L’un des principaux défis démocratiques de la gestion de l’antiterrorisme au Sahel porte sur le respect de l’ordre constitutionnel, premier gage de la stabilité des États. Sachant que la lutte contre le terrorisme nécessite une coordination d’opérations et une implication de certains secteurs publics outre ceux de la défense et de la sécurité, il est important que le pays soit institutionnellement stable. L’autre facteur consiste à assainir l’arrière-pays. C’est-à-dire apporter aux contrées vulnérables une véritable dimension sécuritaire capable de repousser les groupes terroristes, tout en protégeant les populations.

Comment les implications des transitions politiques, des dynamiques politiques internes et des crises institutionnelles peuvent-elles entraver les stratégies de lutte contre le terrorisme au Sahel ?

Les transitions politiques, lorsqu’elles reposent sur des principes démocratiques, portent très peu atteinte aux institutions des États. Au contraire, elles les renforcent, les consolident et maintiennent les projets étatiques, à l’instar de ceux liés à la lutte contre le terrorisme. En revanche, lorsqu’elles ne respectent pas le processus démocratique, elles peuvent avoir un effet d’entraînement sur la fragilité des institutions et par conséquent porter atteinte sur la sécurité des États.

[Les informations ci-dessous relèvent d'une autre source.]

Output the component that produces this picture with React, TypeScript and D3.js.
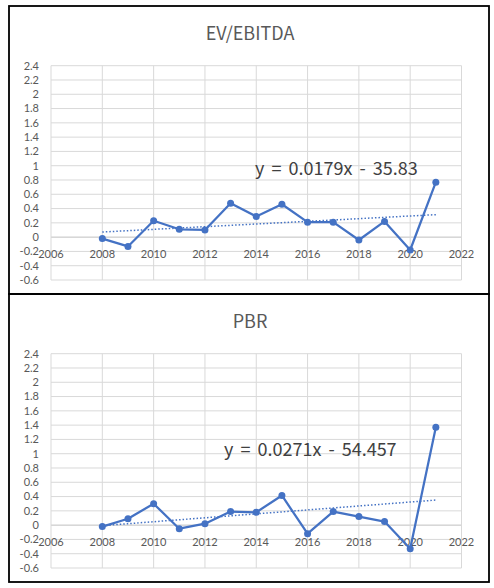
import React, { useRef, useEffect } from 'react';
import * as d3 from 'd3';

const years = [2008, 2009, 2010, 2011, 2012, 2013, 2014, 2015, 2016, 2017, 2018, 2019, 2020, 2021];
const evEbitda = [-0.02, -0.13, 0.23, 0.11, 0.1, 0.475, 0.29, 0.46, 0.21, 0.21, -0.04, 0.22, -0.18, 0.77];
const pbr = [-0.02, 0.09, 0.3, -0.05, 0.02, 0.19, 0.18, 0.415, -0.12, 0.19, 0.12, 0.05, -0.33, 1.37];
const xTicks = [2006, 2008, 2010, 2012, 2014, 2016, 2018, 2020, 2022];
const yTicks = [-0.6, -0.4, -0.2, 0, 0.2, 0.4, 0.6, 0.8, 1, 1.2, 1.4, 1.6, 1.8, 2, 2.2, 2.4];

const W = 494;
const H = 588;
const BLUE = '#4472C4';
const FONT = '"Noto Sans CJK KR", "Noto Sans", sans-serif';
const TICK_FONT = 'Lato, "Noto Sans", sans-serif';

type ChartDef = {
  title: string;
  values: number[];
  equation: string;
  top: number;
  bottom: number;
  eqX: number;
  eqY: number;
};

const charts: ChartDef[] = [
  { title: 'EV/EBITDA', values: evEbitda, equation: 'y = 0.0179x - 35.83', top: 6, bottom: 294, eqX: 255, eqY: 175 },
  { title: 'PBR', values: pbr, equation: 'y = 0.0271x - 54.457', top: 294, bottom: 582, eqX: 224, eqY: 456 },
];

const App: React.FC = () => {
  const ref = useRef<SVGSVGElement | null>(null);

  useEffect(() => {
    const svg = d3.select(ref.current);
    svg.selectAll('*').remove();

    svg.append('rect').attr('width', W).attr('height', H).attr('fill', '#fff');

    charts.forEach((c) => {
      const g = svg.append('g');
      const plotTop = c.top + 59.7;
      const plotBottom = plotTop + 214.3;

      const x = d3.scaleLinear().domain([2006, 2022]).range([51, 461.5]);
      const y = d3.scaleLinear().domain([-0.6, 2.4]).range([plotBottom, plotTop]);

      // outer box
      g.append('rect')
        .attr('x', 9)
        .attr('y', c.top)
        .attr('width', 480)
        .attr('height', c.bottom - c.top)
        .attr('fill', 'none')
        .attr('stroke', '#000')
        .attr('stroke-width', 1.8);

      g.append('text')
        .attr('x', 250)
        .attr('y', c.top + 34)
        .attr('text-anchor', 'middle')
        .style('font-family', FONT)
        .style('font-size', '18px')
        .attr('fill', '#595959')
        .text(c.title);

      // gridlines
      g.selectAll('.hg')
        .data(yTicks)
        .join('line')
        .attr('x1', x(2006))
        .attr('x2', x(2022))
        .attr('y1', (d) => y(d))
        .attr('y2', (d) => y(d))
        .attr('stroke', (d) => (d === 0 ? '#bfbfbf' : '#d9d9d9'))
        .attr('stroke-width', 1);

      g.selectAll('.vg')
        .data(xTicks)
        .join('line')
        .attr('x1', (d) => x(d))
        .attr('x2', (d) => x(d))
        .attr('y1', plotTop)
        .attr('y2', plotBottom)
        .attr('stroke', '#d9d9d9')
        .attr('stroke-width', 1);

      // y tick labels
      g.selectAll('.yl')
        .data(yTicks)
        .join('text')
        .attr('x', 39)
        .attr('y', (d) => y(d))
        .attr('dy', '0.35em')
        .attr('text-anchor', 'end')
        .style('font-family', TICK_FONT)
        .style('font-size', '11px')
        .attr('fill', '#595959')
        .text((d) => String(+d.toFixed(1)));

      // x tick labels near the zero line
      g.selectAll('.xl')
        .data(xTicks)
        .join('text')
        .attr('x', (d) => x(d))
        .attr('y', y(0) + 17)
        .attr('dy', '0.35em')
        .attr('text-anchor', 'middle')
        .style('font-family', TICK_FONT)
        .style('font-size', '11px')
        .attr('fill', '#595959')
        .text((d) => String(d));

      // linear trend from the data
      const mx = d3.mean(years)!;
      const my = d3.mean(c.values)!;
      const slope =
        d3.sum(years, (yr, i) => (yr - mx) * (c.values[i] - my)) / d3.sum(years, (yr) => (yr - mx) ** 2);
      const icpt = my - slope * mx;
      const x0 = years[0];
      const x1 = years[years.length - 1];
      g.append('line')
        .attr('x1', x(x0))
        .attr('x2', x(x1))
        .attr('y1', y(slope * x0 + icpt))
        .attr('y2', y(slope * x1 + icpt))
        .attr('stroke', BLUE)
        .attr('stroke-width', 1.5)
        .attr('stroke-dasharray', '1.5 2');

      const line = d3
        .line<number>()
        .x((_, i) => x(years[i]))
        .y((d) => y(d));

      g.append('path')
        .attr('d', line(c.values)!)
        .attr('fill', 'none')
        .attr('stroke', BLUE)
        .attr('stroke-width', 2.25)
        .attr('stroke-linejoin', 'round');

      g.selectAll('.pt')
        .data(c.values)
        .join('circle')
        .attr('cx', (_, i) => x(years[i]))
        .attr('cy', (d) => y(d))
        .attr('r', 3.5)
        .attr('fill', BLUE);

      g.append('text')
        .attr('x', c.eqX)
        .attr('y', c.eqY)
        .style('font-family', FONT)
        .style('font-size', '18px')
        .style('word-spacing', '3px')
        .attr('fill', '#404040')
        .text(c.equation);
    });
  }, []);

  return (
    <div style={{ position: 'absolute', left: 0, top: 0 }}>
      <svg ref={ref} width={W} height={H} style={{ display: 'block' }} />
    </div>
  );
};

export default App;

Dans les pays du Sahel, les crises démocratiques récentes, symbolisées par les coups d’État, remettent clairement en cause certaines stratégies mises en place par les gouvernements antérieurs et fragilisent des alliances militaires et stratégiques construites autrefois. Le G5 Sahel par exemple, une alliance de lutte contre le terrorisme, ne peut survivre avec les prises de pouvoir des putschistes dans trois des cinq pays qui le constituent et qui, par ailleurs, s’opposent vertement à leur partenaire stratégique : la France.

Le temps de construction de nouvelles alliances militaires avec notamment la Russie et bien d’autres États, et le temps de déploiement de nouvelles stratégies sur le terrain, fragilisent quelque peu la lutte contre le terrorisme, voire la sécurité de certains territoires des pays du Sahel.

Dr. Saturnin Ndong

En quoi la démocratie peut-elle contribuer favorablement à la lutte contre le terrorisme au Sahel, en plus des mécanismes de médiation, de dialogue, du respect des droits de l’homme et de la participation politique ?

La démocratie ne saurait être une panacée dans la lutte contre le terrorisme qui nécessite d’abord des stratégies bien encadrées, des équipements militaires, des technologies de surveillance territoriale plus avancées, des militaires bien formés ainsi que des alliances entre pays sous-régionaux et des partenaires internationaux.

Toutefois, l’intérêt de la démocratie dans cette lutte contre le terrorisme s’inscrit dans la stabilisation des institutions politiques et le renforcement des organes publics territoriaux, sachant que le terrorisme se nourrit des failles de la gouvernance territoriale et des fragilités institutionnelles quelles qu’elles soient.

Par ailleurs, le fait que l’œuvre démocratique soit celle d’une implication et d’une prise en compte des populations, il va sans dire que sa mise en pratique limite considérablement l’insertion du terrorisme dans les sociétés. Et au sein des populations du Sahel dont la pauvreté et le manque d’équipements publics dans leurs contrées glissent progressivement dans les rangs de terroristes.